2 June 2014
South African government support programmes for small and medium enterprises (SMEs) are receiving better approval ratings from their users, according to a new survey by technology market researchers World Wide Worx.
According to the interim results of World Wide Worx’s SME Survey 2014, released last month, more than half (53%) of small businesses polled for the survey expressed satisfaction with the overall quality of the government’s SME support services.
“We are seeing the most positive response in a decade to these support programmes,” World Wide Worx MD Arthur Goldstuck said in a statement. “Ten years ago, the proportion of SMEs expressing satisfaction with these programmes was a mere 12%. By 2007, it had increased to 34%, but this still meant that only one-third of SMEs were happy with such programmes.”
Goldstuck said sentiment was beginning to improve even among businesses that did not use government services: some 44% of all respondents said they were confident about the use of government support services to grow their business, despite only 39% of respondents having actually used these services.
Thumbs-up for Sars, Seda
When respondents were asked which support services were thought to be the most effective, the South African Revenue Service (Sars) was given the thumbs-up by 58% of SMEs who used their services.
“In addition to Sars, the Small Enterprise Development Agency (Seda) also offered a strong showing in the awareness of SMEs, with exactly a quarter of the SMEs rating it positive,” Goldstuck said.
According to Seda’s chief strategy and information officer, Lusapho Njenge, the survey results indicate that the agency’s role in helping SMEs grow their businesses is becoming more widely known.
“Obviously, our aim is to grow the awareness of our role within the SME sector, and in so doing, also improve on the numbers of such organisations that view us in a positive light,” Njenge said. “To do this, we need to learn from the areas of dissatisfaction highlighted by SMEs in the survey, in order to continue to improve the services we offer to this sector.”
Areas of dissatisfaction
According to Goldstuck, SMEs expressed strong dissatisfaction with four particular areas of government support programmes.
“Turnaround time was the single biggest bugbear, with 46% complaining about it. Three other issues that cropped up were all cited by fewer than one in five SMEs, but nonetheless should be of interest to the programme providers. Accessibility was an issue for 19%, communications for 15%, and feedback for 10%.
“In combination, all of these suggest that support programmes clearly need to be more responsive to their users.”
Goldstuck added that the survey highlighted “some interesting sentiments” regarding red tape and legal compliance.
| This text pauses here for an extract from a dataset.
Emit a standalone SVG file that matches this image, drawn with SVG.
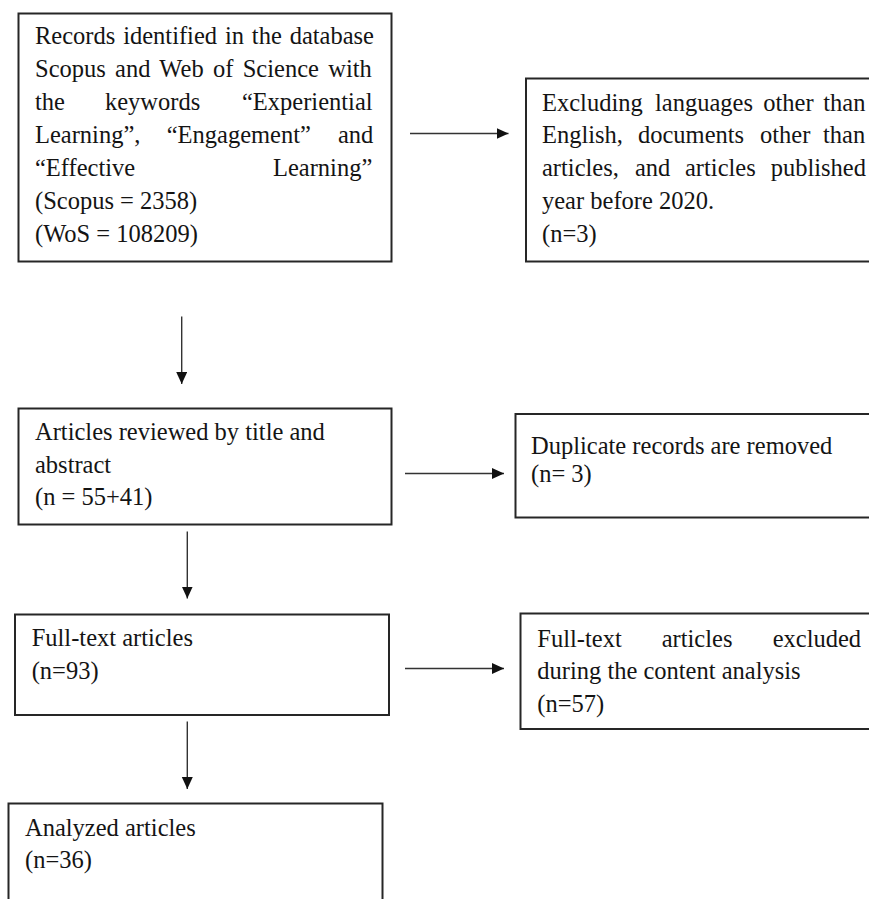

“The most positive response was to the Basic Conditions of Employment Act, with 77% of companies approving. This suggests an acknowledgement of the importance of looking after employees. Just behind this was Seta (Sector Education and Training Authorities) and the Skills Development Levy, which has long been the most positively received government incentive, with a 75% approval rating.
“Bottom of the list, however, is the registration of entities, with only 54% of SMEs voicing their approval of this area of legislation,” Goldstuck noted.
“This emphasises the frustration SMEs often have with the most fundamental aspect of starting a business, namely the registration thereof. This, then, is clearly an area where government needs to pay a lot more attention, if it is serious about oiling the wheels of the economy.”